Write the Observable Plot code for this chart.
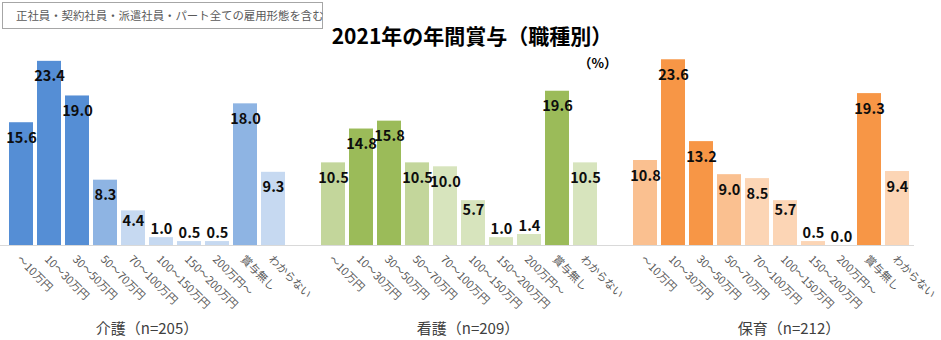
<!DOCTYPE html>
<html>
<head>
<meta charset="utf-8">
<script src="https://cdn.jsdelivr.net/npm/d3@7"></script>
<script src="https://cdn.jsdelivr.net/npm/@observablehq/plot@0.6"></script>
<style>
  html, body { margin: 0; padding: 0; background: #fff; }
  #root { position: relative; width: 941px; height: 340px; overflow: hidden; font-family: "Noto Sans CJK JP", "Noto Sans", sans-serif; }
  .note { position: absolute; left: 2px; top: 2px; width: 321px; height: 27px; box-sizing: border-box; border: 1px solid #a6a6a6; color: #595959; font-size: 11.4px; line-height: 25px; padding-left: 13px; white-space: nowrap; }
  .title { position: absolute; left: 272px; width: 400px; top: 21px; text-align: center; font-size: 21px; font-weight: bold; color: #000; line-height: 28px; white-space: nowrap; }
  .unit { position: absolute; left: 555px; width: 62px; top: 54px; text-align: right; font-size: 13px; font-weight: bold; color: #000; line-height: 18px; }
  .ptitle { position: absolute; width: 200px; top: 318px; text-align: center; font-size: 15px; color: #404040; line-height: 20px; white-space: nowrap; }
  .panel { position: absolute; top: 40px; }
  .panel svg { overflow: visible; }
</style>
</head>
<body>
<div id="root">
  <div class="note">正社員・契約社員・派遣社員・パート全ての雇用形態を含む</div>
  <div class="title">2021年の年間賞与（職種別）</div>
  <div class="unit">（%）</div>
</div>
<script>
// ---- data ----
const categories = ["～10万円", "10～30万円", "30～50万円", "50～70万円", "70～100万円", "100～150万円", "150～200万円", "200万円～", "賞与無し", "わからない"];
const panelTitles = ["介護（n=205）", "看護（n=209）", "保育（n=212）"];
const kaigo = [15.6, 23.4, 19.0, 8.3, 4.4, 1.0, 0.5, 0.5, 18.0, 9.3];
const kango = [10.5, 14.8, 15.8, 10.5, 10.0, 5.7, 1.0, 1.4, 19.6, 10.5];
const hoiku = [10.8, 23.6, 13.2, 9.0, 8.5, 5.7, 0.5, 0.0, 19.3, 9.4];
// shade group of each bar (0 = light, 1 = medium, 2 = dark)
const kaigoShade = [2, 2, 2, 1, 0, 0, 0, 0, 1, 0];
const kangoShade = [1, 2, 2, 1, 0, 0, 0, 0, 2, 0];
const hoikuShade = [1, 2, 2, 1, 0, 0, 0, 0, 2, 0];
const bluePalette = ["#c6d9f1", "#8eb4e3", "#558ed5"];
const greenPalette = ["#d7e4bd", "#c3d69b", "#9bbb59"];
const orangePalette = ["#fcd5b5", "#fac090", "#f79646"];

const panels = [
  {values: kaigo, shade: kaigoShade, palette: bluePalette, title: panelTitles[0], left: 0, width: 312, marginRight: 0, titleCenter: 147},
  {values: kango, shade: kangoShade, palette: greenPalette, title: panelTitles[1], left: 312, width: 312, marginRight: 0, titleCenter: 468},
  {values: hoiku, shade: hoikuShade, palette: orangePalette, title: panelTitles[2], left: 624, width: 317, marginRight: 27, titleCenter: 789}
];

const root = document.getElementById("root");
const fmt = d => d.v.toFixed(1);
const labelStyle = {fill: "#0d0d0d", fontSize: 14.5, fontWeight: "bold"};

for (const p of panels) {
  const data = categories.map((c, i) => ({cat: c, v: p.values[i], shade: p.shade[i]}));
  const chart = Plot.plot({
    width: p.width,
    height: 300,
    marginTop: 0,
    marginLeft: 0,
    marginRight: p.marginRight,
    marginBottom: 95,
    style: {fontFamily: "'Noto Sans CJK JP', 'Noto Sans', sans-serif", fontSize: "12px", color: "#595959", background: "transparent", overflow: "visible"},
    x: {domain: categories, range: [3, 290], padding: 0.152, axis: null},
    y: {domain: [0, 25], range: [205, 8.25], axis: null},
    color: {domain: [0, 1, 2], range: p.palette},
    marks: [
      Plot.barY(data, {x: "cat", y: "v", fill: "shade"}),
      Plot.ruleY([0], {stroke: "#d9d9d9", strokeWidth: 1}),
      Plot.axisX({tickSize: 0, tickRotate: 45, tickPadding: 12, dx: -3, label: null, fill: "#595959", fontSize: 11}),
      Plot.text(data.filter(d => d.v >= 7), {x: "cat", y: "v", text: fmt, dy: 15.5, ...labelStyle}),
      Plot.text(data.filter(d => d.v >= 3 && d.v < 7), {x: "cat", y: "v", text: fmt, dy: 10, ...labelStyle}),
      Plot.text(data.filter(d => d.v < 3), {x: "cat", y: "v", text: fmt, dy: -8, ...labelStyle})
    ]
  });
  const wrap = document.createElement("div");
  wrap.className = "panel";
  wrap.style.left = p.left + "px";
  wrap.appendChild(chart);
  root.appendChild(wrap);

  const t = document.createElement("div");
  t.className = "ptitle";
  t.style.left = (p.titleCenter - 100) + "px";
  t.textContent = p.title;
  root.appendChild(t);
}
</script>
</body>
</html>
※ ※ ※
_Exercise goal_
Repeat the data exactly in full, omitting its pictures.

_Solution_
Write the Observable Plot code for this chart.
<!DOCTYPE html>
<html>
<head>
<meta charset="utf-8">
<script src="https://cdn.jsdelivr.net/npm/d3@7"></script>
<script src="https://cdn.jsdelivr.net/npm/@observablehq/plot@0.6"></script>
<style>
  html, body { margin: 0; padding: 0; background: #fff; }
  #root { position: relative; width: 941px; height: 340px; overflow: hidden; font-family: "Noto Sans CJK JP", "Noto Sans", sans-serif; }
  .note { position: absolute; left: 2px; top: 2px; width: 321px; height: 27px; box-sizing: border-box; border: 1px solid #a6a6a6; color: #595959; font-size: 11.4px; line-height: 25px; padding-left: 13px; white-space: nowrap; }
  .title { position: absolute; left: 272px; width: 400px; top: 21px; text-align: center; font-size: 21px; font-weight: bold; color: #000; line-height: 28px; white-space: nowrap; }
  .unit { position: absolute; left: 555px; width: 62px; top: 54px; text-align: right; font-size: 13px; font-weight: bold; color: #000; line-height: 18px; }
  .ptitle { position: absolute; width: 200px; top: 318px; text-align: center; font-size: 15px; color: #404040; line-height: 20px; white-space: nowrap; }
  .panel { position: absolute; top: 40px; }
  .panel svg { overflow: visible; }
</style>
</head>
<body>
<div id="root">
  <div class="note">正社員・契約社員・派遣社員・パート全ての雇用形態を含む</div>
  <div class="title">2021年の年間賞与（職種別）</div>
  <div class="unit">（%）</div>
</div>
<script>
// ---- data ----
const categories = ["～10万円", "10～30万円", "30～50万円", "50～70万円", "70～100万円", "100～150万円", "150～200万円", "200万円～", "賞与無し", "わからない"];
const panelTitles = ["介護（n=205）", "看護（n=209）", "保育（n=212）"];
const kaigo = [15.6, 23.4, 19.0, 8.3, 4.4, 1.0, 0.5, 0.5, 18.0, 9.3];
const kango = [10.5, 14.8, 15.8, 10.5, 10.0, 5.7, 1.0, 1.4, 19.6, 10.5];
const hoiku = [10.8, 23.6, 13.2, 9.0, 8.5, 5.7, 0.5, 0.0, 19.3, 9.4];
// shade group of each bar (0 = light, 1 = medium, 2 = dark)
const kaigoShade = [2, 2, 2, 1, 0, 0, 0, 0, 1, 0];
const kangoShade = [1, 2, 2, 1, 0, 0, 0, 0, 2, 0];
const hoikuShade = [1, 2, 2, 1, 0, 0, 0, 0, 2, 0];
const bluePalette = ["#c6d9f1", "#8eb4e3", "#558ed5"];
const greenPalette = ["#d7e4bd", "#c3d69b", "#9bbb59"];
const orangePalette = ["#fcd5b5", "#fac090", "#f79646"];

const panels = [
  {values: kaigo, shade: kaigoShade, palette: bluePalette, title: panelTitles[0], left: 0, width: 312, marginRight: 0, titleCenter: 147},
  {values: kango, shade: kangoShade, palette: greenPalette, title: panelTitles[1], left: 312, width: 312, marginRight: 0, titleCenter: 468},
  {values: hoiku, shade: hoikuShade, palette: orangePalette, title: panelTitles[2], left: 624, width: 317, marginRight: 27, titleCenter: 789}
];

const root = document.getElementById("root");
const fmt = d => d.v.toFixed(1);
const labelStyle = {fill: "#0d0d0d", fontSize: 14.5, fontWeight: "bold"};

for (const p of panels) {
  const data = categories.map((c, i) => ({cat: c, v: p.values[i], shade: p.shade[i]}));
  const chart = Plot.plot({
    width: p.width,
    height: 300,
    marginTop: 0,
    marginLeft: 0,
    marginRight: p.marginRight,
    marginBottom: 95,
    style: {fontFamily: "'Noto Sans CJK JP', 'Noto Sans', sans-serif", fontSize: "12px", color: "#595959", background: "transparent", overflow: "visible"},
    x: {domain: categories, range: [3, 290], padding: 0.152, axis: null},
    y: {domain: [0, 25], range: [205, 8.25], axis: null},
    color: {domain: [0, 1, 2], range: p.palette},
    marks: [
      Plot.barY(data, {x: "cat", y: "v", fill: "shade"}),
      Plot.ruleY([0], {stroke: "#d9d9d9", strokeWidth: 1}),
      Plot.axisX({tickSize: 0, tickRotate: 45, tickPadding: 12, dx: -3, label: null, fill: "#595959", fontSize: 11}),
      Plot.text(data.filter(d => d.v >= 7), {x: "cat", y: "v", text: fmt, dy: 15.5, ...labelStyle}),
      Plot.text(data.filter(d => d.v >= 3 && d.v < 7), {x: "cat", y: "v", text: fmt, dy: 10, ...labelStyle}),
      Plot.text(data.filter(d => d.v < 3), {x: "cat", y: "v", text: fmt, dy: -8, ...labelStyle})
    ]
  });
  const wrap = document.createElement("div");
  wrap.className = "panel";
  wrap.style.left = p.left + "px";
  wrap.appendChild(chart);
  root.appendChild(wrap);

  const t = document.createElement("div");
  t.className = "ptitle";
  t.style.left = (p.titleCenter - 100) + "px";
  t.textContent = p.title;
  root.appendChild(t);
}
</script>
</body>
</html>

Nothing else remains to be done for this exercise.